▶ [Problem to work on]:
Retype, word for word, the lines between the ones holding "Give me the" and "const R = 347;", inclusive; pictures stay out of the copy.

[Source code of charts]
============================================================

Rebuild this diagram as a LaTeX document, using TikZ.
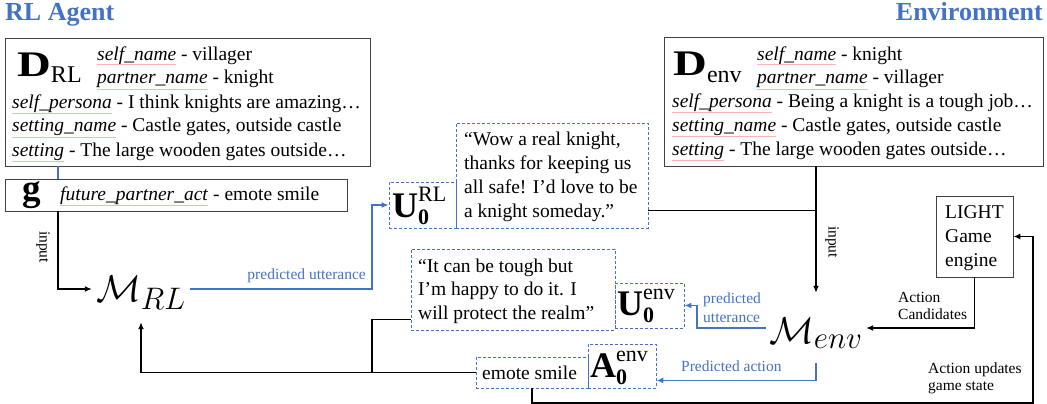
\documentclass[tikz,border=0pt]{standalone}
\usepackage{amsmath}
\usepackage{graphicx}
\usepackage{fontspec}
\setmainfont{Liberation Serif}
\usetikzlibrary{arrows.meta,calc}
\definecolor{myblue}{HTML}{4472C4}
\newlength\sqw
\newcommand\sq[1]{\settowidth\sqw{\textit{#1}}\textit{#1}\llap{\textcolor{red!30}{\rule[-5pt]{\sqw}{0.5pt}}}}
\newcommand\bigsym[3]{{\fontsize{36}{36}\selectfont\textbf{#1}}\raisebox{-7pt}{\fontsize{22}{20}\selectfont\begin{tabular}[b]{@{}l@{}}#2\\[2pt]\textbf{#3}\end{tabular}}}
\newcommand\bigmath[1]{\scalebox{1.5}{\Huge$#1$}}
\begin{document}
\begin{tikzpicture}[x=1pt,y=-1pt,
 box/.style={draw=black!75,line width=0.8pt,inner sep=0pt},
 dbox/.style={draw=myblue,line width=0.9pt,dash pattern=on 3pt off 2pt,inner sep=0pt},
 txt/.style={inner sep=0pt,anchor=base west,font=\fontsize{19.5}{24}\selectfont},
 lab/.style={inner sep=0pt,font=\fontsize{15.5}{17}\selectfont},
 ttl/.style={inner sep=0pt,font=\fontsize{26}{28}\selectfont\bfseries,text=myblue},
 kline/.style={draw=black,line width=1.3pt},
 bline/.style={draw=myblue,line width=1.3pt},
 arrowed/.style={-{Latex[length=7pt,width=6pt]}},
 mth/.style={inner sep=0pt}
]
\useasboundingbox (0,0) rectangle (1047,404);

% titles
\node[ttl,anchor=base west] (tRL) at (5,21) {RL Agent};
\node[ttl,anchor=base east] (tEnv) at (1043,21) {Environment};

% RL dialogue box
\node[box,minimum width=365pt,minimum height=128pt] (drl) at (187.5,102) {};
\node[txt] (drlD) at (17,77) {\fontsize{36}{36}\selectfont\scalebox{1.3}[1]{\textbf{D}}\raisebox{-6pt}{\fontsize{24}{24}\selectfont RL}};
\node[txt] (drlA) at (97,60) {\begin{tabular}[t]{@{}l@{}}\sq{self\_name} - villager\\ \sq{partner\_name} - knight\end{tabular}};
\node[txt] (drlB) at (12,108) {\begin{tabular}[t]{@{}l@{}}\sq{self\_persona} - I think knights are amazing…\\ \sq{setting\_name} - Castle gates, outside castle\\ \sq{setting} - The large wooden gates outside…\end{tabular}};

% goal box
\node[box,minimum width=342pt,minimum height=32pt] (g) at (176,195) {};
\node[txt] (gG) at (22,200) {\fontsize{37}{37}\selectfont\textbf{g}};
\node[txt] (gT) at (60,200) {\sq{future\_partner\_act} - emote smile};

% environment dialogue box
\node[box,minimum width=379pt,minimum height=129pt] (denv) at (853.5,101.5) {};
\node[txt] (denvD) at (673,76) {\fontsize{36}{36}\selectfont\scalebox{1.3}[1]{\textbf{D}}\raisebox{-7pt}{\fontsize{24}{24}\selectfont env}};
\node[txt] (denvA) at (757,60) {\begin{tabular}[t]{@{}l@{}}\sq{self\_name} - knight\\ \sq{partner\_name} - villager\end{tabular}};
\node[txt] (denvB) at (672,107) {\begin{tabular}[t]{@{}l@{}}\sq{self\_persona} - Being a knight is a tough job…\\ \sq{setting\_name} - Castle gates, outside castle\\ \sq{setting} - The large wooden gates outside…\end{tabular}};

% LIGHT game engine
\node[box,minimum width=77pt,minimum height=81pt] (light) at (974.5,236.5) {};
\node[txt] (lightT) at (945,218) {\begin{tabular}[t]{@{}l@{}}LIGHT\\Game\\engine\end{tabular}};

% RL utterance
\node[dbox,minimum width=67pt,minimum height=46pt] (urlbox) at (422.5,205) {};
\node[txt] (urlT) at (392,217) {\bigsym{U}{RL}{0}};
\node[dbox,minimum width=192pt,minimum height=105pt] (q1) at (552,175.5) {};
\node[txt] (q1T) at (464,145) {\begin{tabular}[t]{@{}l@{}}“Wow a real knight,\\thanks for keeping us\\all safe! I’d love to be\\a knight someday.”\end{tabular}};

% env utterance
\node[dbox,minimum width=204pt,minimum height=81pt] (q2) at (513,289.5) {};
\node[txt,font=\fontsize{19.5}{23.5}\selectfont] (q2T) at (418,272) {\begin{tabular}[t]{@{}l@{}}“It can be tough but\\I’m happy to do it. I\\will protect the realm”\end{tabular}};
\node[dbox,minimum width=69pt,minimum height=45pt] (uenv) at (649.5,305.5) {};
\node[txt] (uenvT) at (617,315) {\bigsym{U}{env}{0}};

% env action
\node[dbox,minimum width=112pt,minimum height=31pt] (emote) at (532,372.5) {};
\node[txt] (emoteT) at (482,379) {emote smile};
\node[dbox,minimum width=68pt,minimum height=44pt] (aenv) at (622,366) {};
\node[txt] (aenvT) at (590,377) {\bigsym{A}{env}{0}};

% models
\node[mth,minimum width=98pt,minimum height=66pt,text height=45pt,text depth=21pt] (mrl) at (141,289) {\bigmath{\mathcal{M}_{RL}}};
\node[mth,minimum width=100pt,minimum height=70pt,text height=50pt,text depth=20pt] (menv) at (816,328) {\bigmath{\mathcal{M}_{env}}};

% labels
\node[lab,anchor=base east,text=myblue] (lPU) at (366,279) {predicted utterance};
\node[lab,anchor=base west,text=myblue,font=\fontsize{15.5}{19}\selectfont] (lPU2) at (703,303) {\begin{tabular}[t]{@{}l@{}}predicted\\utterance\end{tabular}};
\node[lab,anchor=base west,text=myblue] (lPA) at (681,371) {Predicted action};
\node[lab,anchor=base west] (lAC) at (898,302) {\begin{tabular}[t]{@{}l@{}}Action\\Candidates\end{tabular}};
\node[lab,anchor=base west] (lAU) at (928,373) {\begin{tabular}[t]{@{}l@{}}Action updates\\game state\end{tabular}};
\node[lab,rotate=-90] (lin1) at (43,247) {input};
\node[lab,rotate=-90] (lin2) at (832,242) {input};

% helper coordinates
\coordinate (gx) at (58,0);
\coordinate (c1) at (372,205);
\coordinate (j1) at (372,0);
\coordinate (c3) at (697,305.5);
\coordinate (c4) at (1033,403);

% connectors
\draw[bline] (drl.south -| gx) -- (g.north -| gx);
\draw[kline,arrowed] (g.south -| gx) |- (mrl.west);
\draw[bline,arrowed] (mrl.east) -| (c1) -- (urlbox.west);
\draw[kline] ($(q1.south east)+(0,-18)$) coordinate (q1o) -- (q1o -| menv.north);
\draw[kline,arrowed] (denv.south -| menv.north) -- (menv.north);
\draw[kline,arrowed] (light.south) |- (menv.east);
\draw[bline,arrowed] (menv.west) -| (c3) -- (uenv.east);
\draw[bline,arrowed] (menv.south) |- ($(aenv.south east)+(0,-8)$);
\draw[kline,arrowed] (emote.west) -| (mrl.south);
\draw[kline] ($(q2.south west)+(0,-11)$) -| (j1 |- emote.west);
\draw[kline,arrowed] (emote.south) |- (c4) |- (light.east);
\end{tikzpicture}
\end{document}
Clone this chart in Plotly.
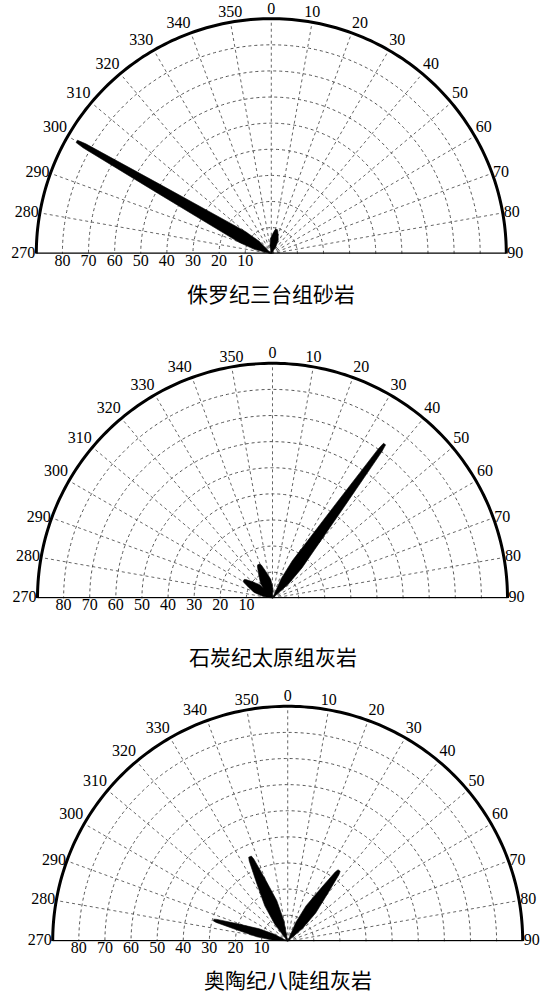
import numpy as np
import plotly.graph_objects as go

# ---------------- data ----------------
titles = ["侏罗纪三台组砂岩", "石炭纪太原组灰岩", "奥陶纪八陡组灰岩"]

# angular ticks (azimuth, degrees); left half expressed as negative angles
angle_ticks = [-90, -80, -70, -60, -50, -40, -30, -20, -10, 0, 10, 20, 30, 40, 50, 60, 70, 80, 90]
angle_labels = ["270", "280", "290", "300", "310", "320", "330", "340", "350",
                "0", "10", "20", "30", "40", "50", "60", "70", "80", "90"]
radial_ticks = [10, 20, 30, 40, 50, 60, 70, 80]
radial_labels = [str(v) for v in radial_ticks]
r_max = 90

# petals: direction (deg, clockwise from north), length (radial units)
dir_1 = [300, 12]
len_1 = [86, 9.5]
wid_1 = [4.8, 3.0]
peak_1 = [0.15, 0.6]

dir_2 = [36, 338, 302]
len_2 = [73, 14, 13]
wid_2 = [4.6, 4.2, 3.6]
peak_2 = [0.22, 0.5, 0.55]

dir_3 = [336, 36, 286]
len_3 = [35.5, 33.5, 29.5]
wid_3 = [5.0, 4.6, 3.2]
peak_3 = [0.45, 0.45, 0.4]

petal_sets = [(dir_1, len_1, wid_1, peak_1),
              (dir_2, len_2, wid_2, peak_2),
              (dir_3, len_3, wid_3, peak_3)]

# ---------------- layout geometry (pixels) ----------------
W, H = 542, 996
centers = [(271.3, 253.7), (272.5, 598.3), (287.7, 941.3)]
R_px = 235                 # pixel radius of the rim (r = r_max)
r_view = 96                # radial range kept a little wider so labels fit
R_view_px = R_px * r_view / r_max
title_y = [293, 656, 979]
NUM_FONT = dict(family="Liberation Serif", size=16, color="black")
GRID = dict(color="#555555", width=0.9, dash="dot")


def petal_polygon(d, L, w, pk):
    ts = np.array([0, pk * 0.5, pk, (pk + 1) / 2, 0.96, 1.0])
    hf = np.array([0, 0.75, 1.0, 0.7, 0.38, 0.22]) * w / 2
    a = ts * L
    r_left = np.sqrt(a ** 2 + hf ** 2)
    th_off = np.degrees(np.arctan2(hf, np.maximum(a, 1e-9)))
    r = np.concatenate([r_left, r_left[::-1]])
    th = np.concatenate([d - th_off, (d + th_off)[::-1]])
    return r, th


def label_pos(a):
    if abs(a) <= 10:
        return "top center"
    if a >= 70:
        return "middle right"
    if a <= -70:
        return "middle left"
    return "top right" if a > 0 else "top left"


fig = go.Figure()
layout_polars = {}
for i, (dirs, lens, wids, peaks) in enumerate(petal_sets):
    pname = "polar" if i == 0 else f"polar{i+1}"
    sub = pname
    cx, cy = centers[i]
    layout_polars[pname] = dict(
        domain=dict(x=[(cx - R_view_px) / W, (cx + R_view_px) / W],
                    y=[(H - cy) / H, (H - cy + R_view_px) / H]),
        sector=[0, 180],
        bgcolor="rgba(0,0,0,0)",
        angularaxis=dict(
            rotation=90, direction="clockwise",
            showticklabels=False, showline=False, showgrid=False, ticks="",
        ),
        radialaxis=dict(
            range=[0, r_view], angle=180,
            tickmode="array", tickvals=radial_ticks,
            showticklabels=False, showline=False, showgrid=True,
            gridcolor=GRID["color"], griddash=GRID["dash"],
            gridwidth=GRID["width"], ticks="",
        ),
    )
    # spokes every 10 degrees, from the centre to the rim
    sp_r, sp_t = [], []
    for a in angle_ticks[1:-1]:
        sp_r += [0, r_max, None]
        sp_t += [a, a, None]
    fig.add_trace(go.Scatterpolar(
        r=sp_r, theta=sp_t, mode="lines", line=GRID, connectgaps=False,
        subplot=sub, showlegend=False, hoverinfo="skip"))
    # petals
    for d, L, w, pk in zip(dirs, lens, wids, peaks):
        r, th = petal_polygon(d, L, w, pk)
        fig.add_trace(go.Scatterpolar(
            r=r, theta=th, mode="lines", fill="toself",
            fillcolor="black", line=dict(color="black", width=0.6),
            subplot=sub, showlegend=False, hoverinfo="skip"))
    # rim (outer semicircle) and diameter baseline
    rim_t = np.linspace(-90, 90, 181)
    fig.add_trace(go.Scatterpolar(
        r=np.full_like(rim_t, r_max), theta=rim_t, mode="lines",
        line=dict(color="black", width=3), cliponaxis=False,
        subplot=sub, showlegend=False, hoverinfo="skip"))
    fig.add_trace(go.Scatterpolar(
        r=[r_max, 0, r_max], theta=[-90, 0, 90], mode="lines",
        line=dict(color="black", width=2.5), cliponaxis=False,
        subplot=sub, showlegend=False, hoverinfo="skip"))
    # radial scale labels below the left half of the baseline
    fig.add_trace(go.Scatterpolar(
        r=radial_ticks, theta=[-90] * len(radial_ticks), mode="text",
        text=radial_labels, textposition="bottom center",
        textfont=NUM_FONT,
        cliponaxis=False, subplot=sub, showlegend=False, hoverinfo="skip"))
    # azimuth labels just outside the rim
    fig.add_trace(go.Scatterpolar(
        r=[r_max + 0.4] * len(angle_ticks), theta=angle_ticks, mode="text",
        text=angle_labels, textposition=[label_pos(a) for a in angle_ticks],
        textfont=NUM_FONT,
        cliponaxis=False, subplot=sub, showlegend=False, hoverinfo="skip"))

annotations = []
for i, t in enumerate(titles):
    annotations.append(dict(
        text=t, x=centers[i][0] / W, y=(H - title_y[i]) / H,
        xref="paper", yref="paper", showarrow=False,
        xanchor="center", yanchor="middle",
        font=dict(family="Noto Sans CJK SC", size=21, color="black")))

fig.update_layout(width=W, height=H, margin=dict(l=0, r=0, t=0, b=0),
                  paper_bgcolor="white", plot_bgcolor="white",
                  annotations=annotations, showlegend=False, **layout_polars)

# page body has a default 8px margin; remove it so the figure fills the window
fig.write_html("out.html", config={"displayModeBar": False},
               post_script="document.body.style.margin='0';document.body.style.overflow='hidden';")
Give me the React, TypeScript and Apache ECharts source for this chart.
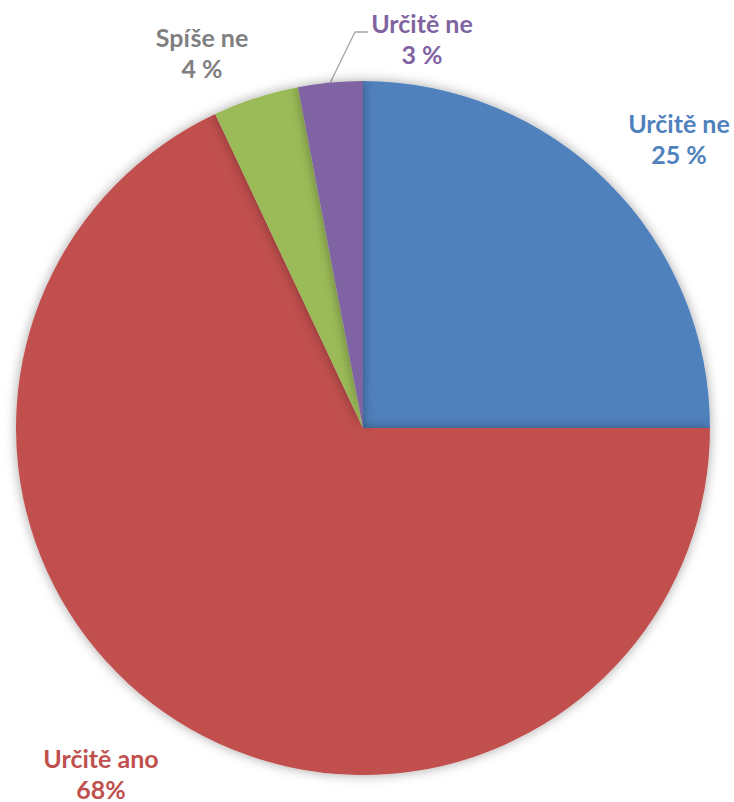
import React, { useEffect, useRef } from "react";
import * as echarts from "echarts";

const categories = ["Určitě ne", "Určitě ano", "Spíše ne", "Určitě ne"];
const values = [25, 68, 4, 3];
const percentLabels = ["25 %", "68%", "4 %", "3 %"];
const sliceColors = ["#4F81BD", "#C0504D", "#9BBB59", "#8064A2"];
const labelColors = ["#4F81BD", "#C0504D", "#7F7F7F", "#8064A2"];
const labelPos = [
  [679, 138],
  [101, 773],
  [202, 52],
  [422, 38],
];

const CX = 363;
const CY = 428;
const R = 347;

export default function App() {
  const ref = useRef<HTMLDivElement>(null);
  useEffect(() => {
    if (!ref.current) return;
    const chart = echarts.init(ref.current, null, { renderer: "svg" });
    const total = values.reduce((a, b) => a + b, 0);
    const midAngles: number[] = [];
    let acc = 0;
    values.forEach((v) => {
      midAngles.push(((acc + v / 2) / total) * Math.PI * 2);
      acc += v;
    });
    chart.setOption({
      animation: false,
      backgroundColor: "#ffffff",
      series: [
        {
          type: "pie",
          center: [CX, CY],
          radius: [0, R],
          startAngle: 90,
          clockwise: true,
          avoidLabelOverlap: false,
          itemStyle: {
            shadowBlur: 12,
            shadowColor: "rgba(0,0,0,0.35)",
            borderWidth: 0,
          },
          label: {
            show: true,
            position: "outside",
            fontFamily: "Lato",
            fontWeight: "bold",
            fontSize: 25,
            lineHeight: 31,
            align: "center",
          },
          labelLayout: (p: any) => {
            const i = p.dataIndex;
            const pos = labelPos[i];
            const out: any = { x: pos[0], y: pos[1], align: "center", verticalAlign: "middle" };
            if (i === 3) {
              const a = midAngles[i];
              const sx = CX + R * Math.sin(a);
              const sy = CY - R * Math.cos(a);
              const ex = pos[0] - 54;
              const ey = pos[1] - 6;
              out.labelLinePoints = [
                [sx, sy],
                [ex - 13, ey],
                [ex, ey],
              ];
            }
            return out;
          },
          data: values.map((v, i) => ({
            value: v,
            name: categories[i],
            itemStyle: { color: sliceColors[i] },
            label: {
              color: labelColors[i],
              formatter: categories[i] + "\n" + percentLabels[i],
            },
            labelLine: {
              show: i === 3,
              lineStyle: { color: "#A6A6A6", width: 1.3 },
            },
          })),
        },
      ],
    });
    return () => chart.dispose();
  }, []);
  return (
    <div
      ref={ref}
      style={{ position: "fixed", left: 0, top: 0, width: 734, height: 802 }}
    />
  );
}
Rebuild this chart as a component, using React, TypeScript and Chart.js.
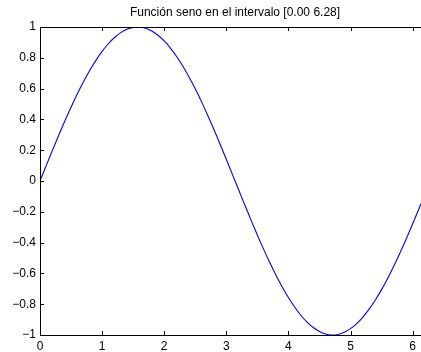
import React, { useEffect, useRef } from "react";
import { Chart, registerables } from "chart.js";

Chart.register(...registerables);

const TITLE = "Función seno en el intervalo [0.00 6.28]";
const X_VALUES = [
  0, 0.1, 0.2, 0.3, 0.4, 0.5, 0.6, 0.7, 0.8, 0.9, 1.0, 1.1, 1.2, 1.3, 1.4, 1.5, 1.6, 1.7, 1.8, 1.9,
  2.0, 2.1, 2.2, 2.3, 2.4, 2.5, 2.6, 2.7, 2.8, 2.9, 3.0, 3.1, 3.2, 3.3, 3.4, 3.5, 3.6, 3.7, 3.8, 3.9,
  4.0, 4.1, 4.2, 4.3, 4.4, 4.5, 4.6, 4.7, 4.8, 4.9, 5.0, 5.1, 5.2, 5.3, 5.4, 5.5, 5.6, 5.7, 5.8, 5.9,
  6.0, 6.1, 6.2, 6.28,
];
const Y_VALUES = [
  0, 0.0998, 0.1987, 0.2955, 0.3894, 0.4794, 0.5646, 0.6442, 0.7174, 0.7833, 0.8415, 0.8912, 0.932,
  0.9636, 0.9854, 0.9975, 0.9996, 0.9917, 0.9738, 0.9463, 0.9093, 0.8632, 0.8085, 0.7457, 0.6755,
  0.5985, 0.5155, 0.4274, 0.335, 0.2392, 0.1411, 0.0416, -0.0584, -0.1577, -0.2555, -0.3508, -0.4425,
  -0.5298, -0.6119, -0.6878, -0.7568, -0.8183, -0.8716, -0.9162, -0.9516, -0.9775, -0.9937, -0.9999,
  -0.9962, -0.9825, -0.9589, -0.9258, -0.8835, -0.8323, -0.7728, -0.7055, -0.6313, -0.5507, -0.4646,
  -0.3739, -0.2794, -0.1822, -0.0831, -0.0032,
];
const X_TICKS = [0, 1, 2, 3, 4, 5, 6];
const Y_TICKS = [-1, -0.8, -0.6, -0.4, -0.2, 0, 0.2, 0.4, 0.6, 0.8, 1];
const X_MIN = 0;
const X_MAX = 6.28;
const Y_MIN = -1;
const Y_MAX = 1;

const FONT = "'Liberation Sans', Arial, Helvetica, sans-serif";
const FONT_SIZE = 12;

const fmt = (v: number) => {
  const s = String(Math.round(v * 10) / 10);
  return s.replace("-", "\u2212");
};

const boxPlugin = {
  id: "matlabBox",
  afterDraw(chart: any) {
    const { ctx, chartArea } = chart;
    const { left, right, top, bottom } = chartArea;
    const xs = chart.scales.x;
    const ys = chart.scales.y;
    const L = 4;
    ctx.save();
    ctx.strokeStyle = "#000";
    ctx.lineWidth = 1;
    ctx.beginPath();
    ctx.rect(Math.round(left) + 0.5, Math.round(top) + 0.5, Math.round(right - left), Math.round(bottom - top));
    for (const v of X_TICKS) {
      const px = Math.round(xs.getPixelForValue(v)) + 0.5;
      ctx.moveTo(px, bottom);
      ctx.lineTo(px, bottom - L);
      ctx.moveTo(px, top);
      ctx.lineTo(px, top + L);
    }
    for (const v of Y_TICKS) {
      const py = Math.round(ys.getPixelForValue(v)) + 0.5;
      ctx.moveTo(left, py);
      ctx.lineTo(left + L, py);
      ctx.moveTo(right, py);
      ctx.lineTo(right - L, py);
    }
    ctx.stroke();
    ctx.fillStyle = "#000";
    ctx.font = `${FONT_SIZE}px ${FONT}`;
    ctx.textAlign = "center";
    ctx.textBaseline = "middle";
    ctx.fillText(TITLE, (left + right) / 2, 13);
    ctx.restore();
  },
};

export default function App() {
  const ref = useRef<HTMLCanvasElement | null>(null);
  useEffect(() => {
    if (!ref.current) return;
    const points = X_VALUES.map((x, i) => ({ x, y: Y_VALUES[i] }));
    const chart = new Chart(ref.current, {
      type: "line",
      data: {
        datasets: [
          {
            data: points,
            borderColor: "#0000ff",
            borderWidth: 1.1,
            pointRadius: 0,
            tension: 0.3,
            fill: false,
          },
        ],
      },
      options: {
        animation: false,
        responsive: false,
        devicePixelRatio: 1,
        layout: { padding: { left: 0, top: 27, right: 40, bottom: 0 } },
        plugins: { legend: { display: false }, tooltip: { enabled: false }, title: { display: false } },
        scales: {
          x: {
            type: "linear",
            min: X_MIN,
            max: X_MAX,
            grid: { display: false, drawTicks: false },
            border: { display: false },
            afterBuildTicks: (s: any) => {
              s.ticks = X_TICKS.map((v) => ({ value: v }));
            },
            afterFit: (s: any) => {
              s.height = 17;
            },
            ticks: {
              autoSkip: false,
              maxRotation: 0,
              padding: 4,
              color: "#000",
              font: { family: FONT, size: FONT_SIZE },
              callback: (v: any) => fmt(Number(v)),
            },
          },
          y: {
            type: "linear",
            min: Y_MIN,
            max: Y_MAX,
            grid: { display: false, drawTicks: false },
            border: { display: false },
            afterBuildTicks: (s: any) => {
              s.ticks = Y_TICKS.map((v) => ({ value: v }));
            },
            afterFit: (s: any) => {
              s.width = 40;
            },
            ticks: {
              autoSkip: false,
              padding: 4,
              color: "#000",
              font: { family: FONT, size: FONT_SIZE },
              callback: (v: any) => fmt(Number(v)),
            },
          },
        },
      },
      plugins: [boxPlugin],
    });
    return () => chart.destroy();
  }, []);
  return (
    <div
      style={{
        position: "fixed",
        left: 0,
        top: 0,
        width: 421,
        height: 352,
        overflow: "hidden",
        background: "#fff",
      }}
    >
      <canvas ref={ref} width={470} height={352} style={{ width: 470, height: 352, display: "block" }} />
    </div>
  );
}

============================================================

▶ [Solution for this problem]:
Give me the React, TypeScript and Apache ECharts source for this chart.
import React, { useEffect, useRef } from "react";
import * as echarts from "echarts";

const categories = ["Určitě ne", "Určitě ano", "Spíše ne", "Určitě ne"];
const values = [25, 68, 4, 3];
const percentLabels = ["25 %", "68%", "4 %", "3 %"];
const sliceColors = ["#4F81BD", "#C0504D", "#9BBB59", "#8064A2"];
const labelColors = ["#4F81BD", "#C0504D", "#7F7F7F", "#8064A2"];
const labelPos = [
  [679, 138],
  [101, 773],
  [202, 52],
  [422, 38],
];

const CX = 363;
const CY = 428;
const R = 347;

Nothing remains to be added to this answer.